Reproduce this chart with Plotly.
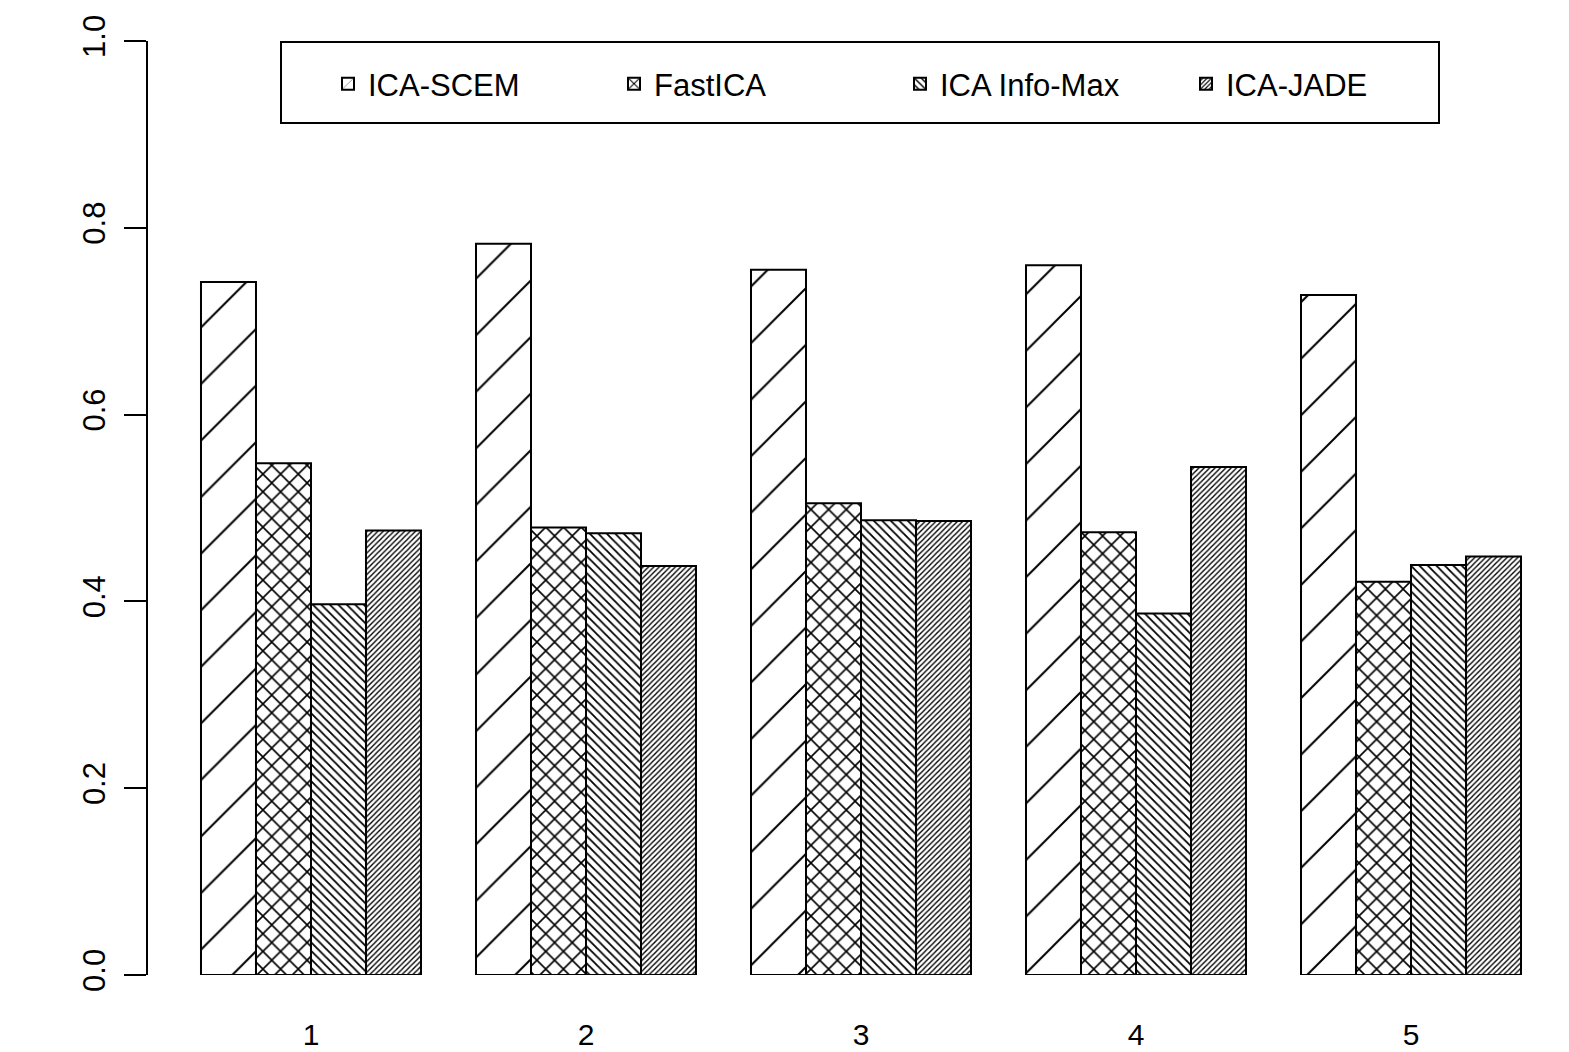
import plotly.graph_objects as go

groups = ["1", "2", "3", "4", "5"]
series_names = ["ICA-SCEM", "FastICA", "ICA Info-Max", "ICA-JADE"]
scem = [0.742, 0.783, 0.755, 0.760, 0.728]
fastica = [0.548, 0.479, 0.505, 0.474, 0.421]
infomax = [0.397, 0.473, 0.487, 0.387, 0.439]
jade = [0.476, 0.438, 0.486, 0.544, 0.448]
y_ticks = [0.0, 0.2, 0.4, 0.6, 0.8, 1.0]
y_tick_labels = ["0.0", "0.2", "0.4", "0.6", "0.8", "1.0"]

patterns = [("/", 40, 0.05), ("x", 12.5, 0.24), ("\\", 6, 0.30), ("/", 3.8, 0.36)]
values = [scem, fastica, infomax, jade]

FONT = "Liberation Sans, Arial, sans-serif"

fig = go.Figure()
for name, vals, (shape, size, sol) in zip(series_names, values, patterns):
    fig.add_trace(go.Bar(
        x=groups, y=vals, name=name,
        marker=dict(color="white", line=dict(color="black", width=2),
                    pattern=dict(shape=shape, size=size, solidity=sol,
                                 fgcolor="black", fgopacity=1, bgcolor="white",
                                 fillmode="overlay")),
    ))

# page offset of 8px (default body margin)
OFF = 8
W, H = 1569 - OFF, 1052 - OFF
PL, PR, PT, PB = 148, 1530, 41, 975  # plot area in page pixels
L = PL - OFF
T = PT - OFF
R = W - (PR - OFF)
B = H - (PB - OFF)
pw = PR - PL
ph = PB - PT


def px_x(p):
    return (p - PL) / pw


def px_y(p):
    return (PB - p) / ph


fig.add_shape(type="rect", xref="paper", yref="paper",
              x0=px_x(281), x1=px_x(1439), y0=px_y(123), y1=px_y(42),
              line=dict(color="black", width=2), fillcolor="rgba(0,0,0,0)")

fig.update_layout(
    width=W, height=H,
    margin=dict(l=L, r=R, t=T, b=B, pad=0),
    paper_bgcolor="white", plot_bgcolor="white",
    barmode="group", bargap=0.2, bargroupgap=0,
    font=dict(family=FONT, size=31, color="black"),
    showlegend=True,
    legend=dict(orientation="h", x=px_x(328), y=px_y(84), xanchor="left", yanchor="middle",
                entrywidth=241, entrywidthmode="pixels",
                bgcolor="rgba(0,0,0,0)", borderwidth=0,
                font=dict(family=FONT, size=31, color="black"), traceorder="normal"),
    xaxis=dict(range=[-0.5927, 4.4327], showline=False, showgrid=False, zeroline=False,
               ticks="", tickfont=dict(size=30), ticklabelstandoff=39, automargin=False),
    yaxis=dict(range=[0, 1], tickvals=y_ticks, ticktext=y_tick_labels, tickangle=-90,
               showline=True, linecolor="black", linewidth=2, showgrid=False, zeroline=False,
               ticks="outside", ticklen=22, tickwidth=2, tickcolor="black",
               tickfont=dict(size=31), ticklabelstandoff=7, automargin=False),
)

fig.write_html("out.html")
-------
— GOAL —
Begin at the first line of the material and copy each line exactly through the one containing "values = [scem, fastica, infomax, jade]". Omit pictures.

— EXERCISE RESPONSE —
Reproduce this chart with Plotly.
import plotly.graph_objects as go

groups = ["1", "2", "3", "4", "5"]
series_names = ["ICA-SCEM", "FastICA", "ICA Info-Max", "ICA-JADE"]
scem = [0.742, 0.783, 0.755, 0.760, 0.728]
fastica = [0.548, 0.479, 0.505, 0.474, 0.421]
infomax = [0.397, 0.473, 0.487, 0.387, 0.439]
jade = [0.476, 0.438, 0.486, 0.544, 0.448]
y_ticks = [0.0, 0.2, 0.4, 0.6, 0.8, 1.0]
y_tick_labels = ["0.0", "0.2", "0.4", "0.6", "0.8", "1.0"]

patterns = [("/", 40, 0.05), ("x", 12.5, 0.24), ("\\", 6, 0.30), ("/", 3.8, 0.36)]
values = [scem, fastica, infomax, jade]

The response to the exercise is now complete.